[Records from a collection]
>>>
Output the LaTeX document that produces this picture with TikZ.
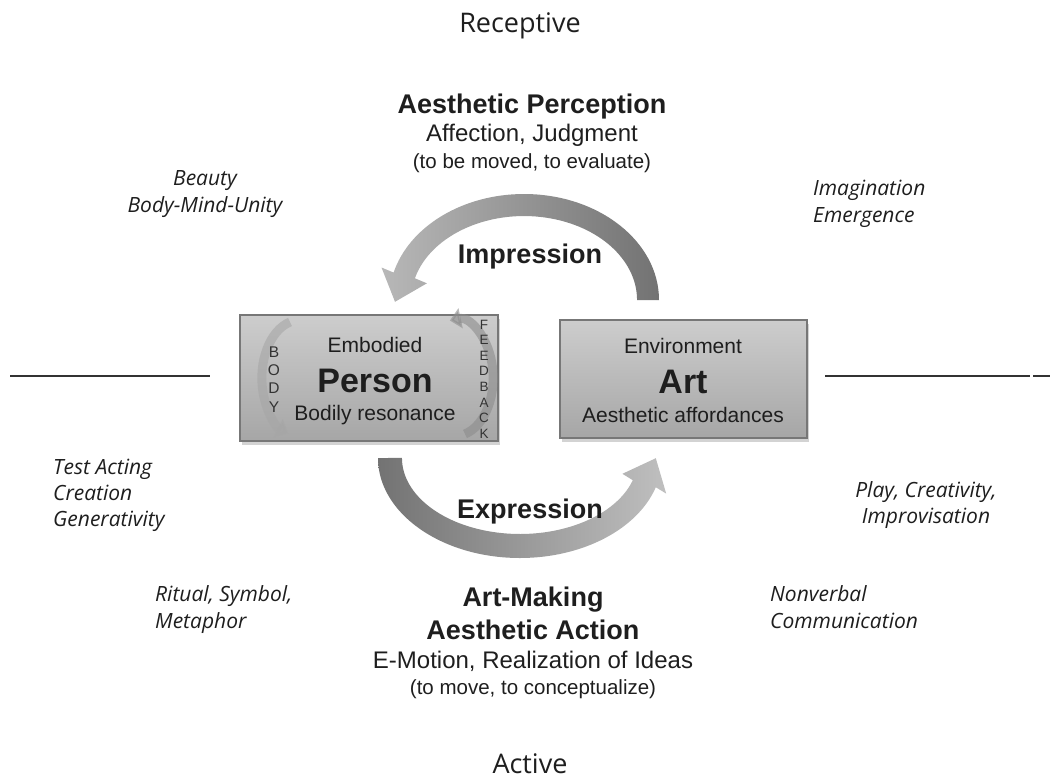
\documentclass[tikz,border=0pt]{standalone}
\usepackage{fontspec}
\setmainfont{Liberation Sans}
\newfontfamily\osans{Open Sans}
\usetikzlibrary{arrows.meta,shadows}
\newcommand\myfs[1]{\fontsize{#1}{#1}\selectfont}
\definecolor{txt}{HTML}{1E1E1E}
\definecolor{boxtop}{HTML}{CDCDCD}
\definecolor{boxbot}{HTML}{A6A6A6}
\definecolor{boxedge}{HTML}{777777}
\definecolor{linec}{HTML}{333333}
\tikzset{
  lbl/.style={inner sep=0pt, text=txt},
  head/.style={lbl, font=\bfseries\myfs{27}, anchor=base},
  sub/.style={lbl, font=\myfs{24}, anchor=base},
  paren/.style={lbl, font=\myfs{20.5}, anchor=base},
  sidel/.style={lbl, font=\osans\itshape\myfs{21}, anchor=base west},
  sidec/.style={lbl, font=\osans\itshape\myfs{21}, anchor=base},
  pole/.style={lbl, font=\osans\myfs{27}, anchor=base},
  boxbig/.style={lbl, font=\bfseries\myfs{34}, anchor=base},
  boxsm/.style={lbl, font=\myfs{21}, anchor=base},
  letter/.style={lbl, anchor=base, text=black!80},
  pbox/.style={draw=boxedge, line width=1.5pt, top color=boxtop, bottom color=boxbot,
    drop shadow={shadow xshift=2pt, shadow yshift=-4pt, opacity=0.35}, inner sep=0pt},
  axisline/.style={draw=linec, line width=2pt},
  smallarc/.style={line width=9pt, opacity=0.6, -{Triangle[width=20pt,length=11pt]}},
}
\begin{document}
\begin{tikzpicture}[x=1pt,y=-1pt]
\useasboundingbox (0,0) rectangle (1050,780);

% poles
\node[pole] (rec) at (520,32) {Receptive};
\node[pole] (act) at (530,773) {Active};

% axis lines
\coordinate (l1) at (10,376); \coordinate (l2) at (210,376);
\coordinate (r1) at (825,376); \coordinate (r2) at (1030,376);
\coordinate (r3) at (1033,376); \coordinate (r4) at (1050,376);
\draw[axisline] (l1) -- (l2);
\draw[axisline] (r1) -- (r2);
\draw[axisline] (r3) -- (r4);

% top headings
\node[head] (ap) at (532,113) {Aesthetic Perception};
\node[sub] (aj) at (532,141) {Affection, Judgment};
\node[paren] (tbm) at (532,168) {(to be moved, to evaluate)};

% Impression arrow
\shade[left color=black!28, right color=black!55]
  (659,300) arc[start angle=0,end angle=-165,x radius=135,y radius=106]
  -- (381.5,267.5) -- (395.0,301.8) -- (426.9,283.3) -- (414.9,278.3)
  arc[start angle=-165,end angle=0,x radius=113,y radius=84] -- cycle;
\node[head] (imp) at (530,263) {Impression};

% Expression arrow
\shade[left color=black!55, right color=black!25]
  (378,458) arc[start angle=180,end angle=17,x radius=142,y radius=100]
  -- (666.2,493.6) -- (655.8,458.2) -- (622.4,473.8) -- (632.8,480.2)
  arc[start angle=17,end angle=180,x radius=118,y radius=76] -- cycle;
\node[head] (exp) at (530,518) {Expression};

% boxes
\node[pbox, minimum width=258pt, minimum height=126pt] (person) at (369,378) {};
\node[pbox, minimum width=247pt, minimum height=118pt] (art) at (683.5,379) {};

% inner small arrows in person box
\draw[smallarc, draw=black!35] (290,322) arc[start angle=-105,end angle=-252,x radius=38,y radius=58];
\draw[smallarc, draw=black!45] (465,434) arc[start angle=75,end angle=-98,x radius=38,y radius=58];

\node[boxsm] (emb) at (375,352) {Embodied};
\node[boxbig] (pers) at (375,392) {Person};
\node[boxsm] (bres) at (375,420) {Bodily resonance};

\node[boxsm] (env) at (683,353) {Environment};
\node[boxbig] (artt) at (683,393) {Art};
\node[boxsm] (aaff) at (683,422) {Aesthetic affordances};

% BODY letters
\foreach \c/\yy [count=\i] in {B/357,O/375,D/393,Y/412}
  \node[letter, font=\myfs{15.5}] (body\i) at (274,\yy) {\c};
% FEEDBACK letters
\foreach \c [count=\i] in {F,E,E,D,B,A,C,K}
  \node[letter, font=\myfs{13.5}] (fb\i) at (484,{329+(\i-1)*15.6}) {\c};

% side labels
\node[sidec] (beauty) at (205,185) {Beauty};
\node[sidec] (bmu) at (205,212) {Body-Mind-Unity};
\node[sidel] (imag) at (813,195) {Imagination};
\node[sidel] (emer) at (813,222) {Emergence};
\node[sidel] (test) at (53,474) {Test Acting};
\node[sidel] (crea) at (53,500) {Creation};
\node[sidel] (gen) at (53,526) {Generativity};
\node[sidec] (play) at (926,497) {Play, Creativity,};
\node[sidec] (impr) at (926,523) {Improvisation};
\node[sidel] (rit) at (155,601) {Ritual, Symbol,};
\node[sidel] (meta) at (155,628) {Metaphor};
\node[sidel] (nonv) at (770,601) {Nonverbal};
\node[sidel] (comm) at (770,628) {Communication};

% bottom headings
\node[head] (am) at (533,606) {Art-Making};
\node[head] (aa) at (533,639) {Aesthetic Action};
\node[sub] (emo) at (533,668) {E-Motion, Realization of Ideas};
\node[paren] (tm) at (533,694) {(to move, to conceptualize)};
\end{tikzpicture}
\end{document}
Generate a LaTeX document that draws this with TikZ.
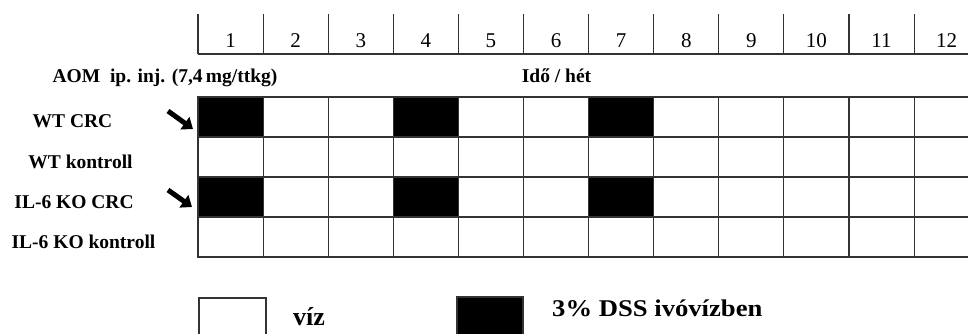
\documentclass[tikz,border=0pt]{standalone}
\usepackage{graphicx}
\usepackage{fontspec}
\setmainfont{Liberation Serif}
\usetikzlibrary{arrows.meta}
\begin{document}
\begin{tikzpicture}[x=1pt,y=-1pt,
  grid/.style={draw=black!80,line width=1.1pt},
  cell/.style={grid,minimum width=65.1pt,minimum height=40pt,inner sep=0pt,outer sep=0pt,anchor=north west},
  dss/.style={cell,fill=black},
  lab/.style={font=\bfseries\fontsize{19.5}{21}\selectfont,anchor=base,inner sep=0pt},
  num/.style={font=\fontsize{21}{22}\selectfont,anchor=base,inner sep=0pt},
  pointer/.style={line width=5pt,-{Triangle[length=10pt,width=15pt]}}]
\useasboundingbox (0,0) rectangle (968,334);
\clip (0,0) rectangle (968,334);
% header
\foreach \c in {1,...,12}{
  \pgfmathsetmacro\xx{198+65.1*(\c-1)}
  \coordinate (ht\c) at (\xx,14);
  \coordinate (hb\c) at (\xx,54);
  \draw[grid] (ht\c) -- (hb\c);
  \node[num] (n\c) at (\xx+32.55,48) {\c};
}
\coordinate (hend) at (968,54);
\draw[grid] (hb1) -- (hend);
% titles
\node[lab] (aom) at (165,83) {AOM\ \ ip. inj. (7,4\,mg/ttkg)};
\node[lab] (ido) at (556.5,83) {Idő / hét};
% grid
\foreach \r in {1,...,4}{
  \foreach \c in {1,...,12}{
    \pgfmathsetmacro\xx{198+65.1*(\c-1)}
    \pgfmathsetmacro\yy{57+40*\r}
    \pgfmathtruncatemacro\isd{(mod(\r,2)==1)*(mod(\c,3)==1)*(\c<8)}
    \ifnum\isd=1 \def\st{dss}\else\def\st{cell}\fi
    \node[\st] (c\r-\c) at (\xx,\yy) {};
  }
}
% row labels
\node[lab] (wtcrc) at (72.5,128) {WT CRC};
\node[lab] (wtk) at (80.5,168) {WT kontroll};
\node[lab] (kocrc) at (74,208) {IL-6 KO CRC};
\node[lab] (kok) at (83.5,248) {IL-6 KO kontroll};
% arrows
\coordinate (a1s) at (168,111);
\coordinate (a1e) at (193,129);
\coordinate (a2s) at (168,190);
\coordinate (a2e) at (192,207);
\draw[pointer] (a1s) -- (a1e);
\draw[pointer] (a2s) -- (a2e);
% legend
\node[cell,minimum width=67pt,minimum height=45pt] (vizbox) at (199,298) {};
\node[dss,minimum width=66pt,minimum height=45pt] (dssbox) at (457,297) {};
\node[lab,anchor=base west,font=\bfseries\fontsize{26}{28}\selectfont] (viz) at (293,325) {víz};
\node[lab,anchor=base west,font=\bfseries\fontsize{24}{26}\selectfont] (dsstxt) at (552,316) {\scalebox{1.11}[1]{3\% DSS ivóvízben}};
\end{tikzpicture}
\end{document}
<<<
- _WHAT THE EXERCISE ASKS_
Look through the entries above and report each line where the string "that" occurs.

- _FINAL RESULT_
Output the LaTeX document that produces this picture with TikZ.
Generate a LaTeX document that draws this with TikZ.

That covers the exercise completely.